>I think, as already mentioned in a
>previous message that
>what is being spoken about is the representation of what in phonetics has
English-speaking linguists do not talk about "distinctive traits" but
rather use the term "distinctive features".
>I do not know so well han-gul as to give a concrete account, but I think
>han-gul is not a wholy
>*featural system* whilst having taken some *featural* characteristics of
>articulatory traits of
>the definitions of phonems. So that if we try to state a more explicit
>description for han-gul,
>then, it is an *alpha/(articulatory)featural-syllabary*.
I would say, No. The classification system I proposed is based on
structural units in the writing system and the kinds of linguistic objects
they represent. The fact that the shape of some Hangul characters
iconically (in the case of consonants) or metaphorically (in the case of
vowels) represent specific articulatory features is interesting, but
irrelevant to the system of classification I propose.

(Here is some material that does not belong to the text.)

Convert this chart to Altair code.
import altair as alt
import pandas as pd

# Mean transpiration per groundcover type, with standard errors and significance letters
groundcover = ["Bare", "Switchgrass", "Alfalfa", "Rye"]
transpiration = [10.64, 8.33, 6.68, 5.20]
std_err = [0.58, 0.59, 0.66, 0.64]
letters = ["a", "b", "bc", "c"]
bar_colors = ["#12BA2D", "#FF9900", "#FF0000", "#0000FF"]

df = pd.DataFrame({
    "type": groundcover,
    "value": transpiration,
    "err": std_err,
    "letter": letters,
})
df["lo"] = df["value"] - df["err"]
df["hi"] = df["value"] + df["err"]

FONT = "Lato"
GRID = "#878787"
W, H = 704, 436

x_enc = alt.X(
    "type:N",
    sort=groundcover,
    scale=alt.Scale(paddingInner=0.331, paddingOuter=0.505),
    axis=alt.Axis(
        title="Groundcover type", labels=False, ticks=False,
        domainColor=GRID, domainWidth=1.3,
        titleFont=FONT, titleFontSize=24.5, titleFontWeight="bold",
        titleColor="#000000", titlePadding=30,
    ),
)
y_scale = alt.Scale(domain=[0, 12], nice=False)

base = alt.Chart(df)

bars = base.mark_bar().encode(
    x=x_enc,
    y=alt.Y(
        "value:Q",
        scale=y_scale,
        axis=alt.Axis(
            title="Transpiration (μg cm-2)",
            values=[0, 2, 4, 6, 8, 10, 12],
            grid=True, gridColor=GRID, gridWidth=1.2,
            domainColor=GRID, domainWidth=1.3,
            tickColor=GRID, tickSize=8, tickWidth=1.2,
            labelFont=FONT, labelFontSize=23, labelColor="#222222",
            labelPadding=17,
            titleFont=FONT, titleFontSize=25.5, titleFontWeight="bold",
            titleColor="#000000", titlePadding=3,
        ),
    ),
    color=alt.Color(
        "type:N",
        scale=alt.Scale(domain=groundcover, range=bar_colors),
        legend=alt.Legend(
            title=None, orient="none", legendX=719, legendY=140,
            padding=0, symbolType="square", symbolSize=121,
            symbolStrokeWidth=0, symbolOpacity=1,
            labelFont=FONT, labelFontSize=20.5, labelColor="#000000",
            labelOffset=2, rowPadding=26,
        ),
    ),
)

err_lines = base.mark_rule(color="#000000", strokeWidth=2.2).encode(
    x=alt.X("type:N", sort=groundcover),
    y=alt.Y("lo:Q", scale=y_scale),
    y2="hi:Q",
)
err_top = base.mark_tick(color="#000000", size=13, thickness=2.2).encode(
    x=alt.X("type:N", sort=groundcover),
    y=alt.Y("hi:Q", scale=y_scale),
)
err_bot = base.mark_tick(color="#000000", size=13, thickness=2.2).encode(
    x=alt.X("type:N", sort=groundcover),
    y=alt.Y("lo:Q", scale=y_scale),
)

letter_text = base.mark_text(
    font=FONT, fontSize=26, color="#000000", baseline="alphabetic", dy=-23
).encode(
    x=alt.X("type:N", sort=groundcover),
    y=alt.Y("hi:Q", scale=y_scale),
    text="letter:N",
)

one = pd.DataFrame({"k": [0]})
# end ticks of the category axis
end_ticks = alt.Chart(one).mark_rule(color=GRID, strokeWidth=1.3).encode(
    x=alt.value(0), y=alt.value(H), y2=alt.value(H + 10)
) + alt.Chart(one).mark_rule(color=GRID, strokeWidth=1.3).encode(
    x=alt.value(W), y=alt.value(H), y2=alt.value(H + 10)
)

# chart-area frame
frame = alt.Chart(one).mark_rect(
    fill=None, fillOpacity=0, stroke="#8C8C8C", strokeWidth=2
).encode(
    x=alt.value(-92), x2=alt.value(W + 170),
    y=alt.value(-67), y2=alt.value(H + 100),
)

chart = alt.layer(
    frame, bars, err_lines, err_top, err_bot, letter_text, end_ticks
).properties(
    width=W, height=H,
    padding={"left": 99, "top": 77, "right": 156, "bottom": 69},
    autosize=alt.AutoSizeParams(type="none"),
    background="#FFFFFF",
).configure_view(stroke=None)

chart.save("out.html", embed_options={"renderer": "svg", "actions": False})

The reason that I propose this system is that it simply does not make
sense to create a taxonomic system that classifies some things on the
basis of one set of properties while classifying other objects on the
basis of a different set of properties. That simply leads to confusion.
Among the well-known authors who have written on writing systems and who
classify Hangul as "featural", this confusion hasn't occured since they
had a class with one member, and I believe they did that because they were
distracted by Hangul's unique characteristic of character shapes having
iconic and metaphoric relationships to something technical and abstract,
and because they didn't know what to do with the ambiguity in the
structural properties since both phonemes and syllables are relevant.
These authors felt comfortable with how they had classified everything
else, and so didn't get into any confusion of overlapping classifications.
But other experts on writing systems (among them Ken Whistler, Michael
Everson, Lars Marius Garshol, and others) recently got themselves into a
discussion of script classification that went amuck (in my mind) when
people started cross-classifying, and talking about "featural
syllabaries". The potential for confusion was realised right then and
Since I first read any of the familar writings, I have never felt
comfortable with the classifications proposed specifically on the point of
Hangul and the use of a "featural" class. The recent discussion that went
off on what can be considered "featural" reminded me of this issue, and
finally forced me to think about what I thought was wrong.
In any taxonomic system, a class with exactly one member is suspect. You
should always question whether the classification is valid, or whether
there is a problem, and there can be two kinds of problem: the item being
classified hasn't been adequately analysed with respect to the
classification system or, more seriously, the system of classification is
defective. I have always suspected the latter with regard to classifying
Hangul as "featural". I finally realised that it was because the system of
classification lacked coherency right at this point because it was using
two different bases for classification. When I decided to think about how
to classify scripts using a consistent basis, it struck me that Hangul and
the term "alphasyllabary" were a perfect match.
>With respect the rest of your mail, it is interesting and I would like to
>if there a relevant
>manual-book that could be recomended about writting systems theoretical
>clasification in that sense.
I appreciate your interest. Daniels and Bright is a must-have for your
library, and Peter Daniels' article on script classification provides a
good overview. It doesn't cover the term "alphasyllabary", however, which
was introduced by Bill Bright. He has an article in a journal on writing
systems (exact title escapes me right at this moment) from a couple of
years ago that covers his use of that term.
However, the only place you'll find an amended classification that fits
Hangul into a consistent model (IMO) is in what I have written right here.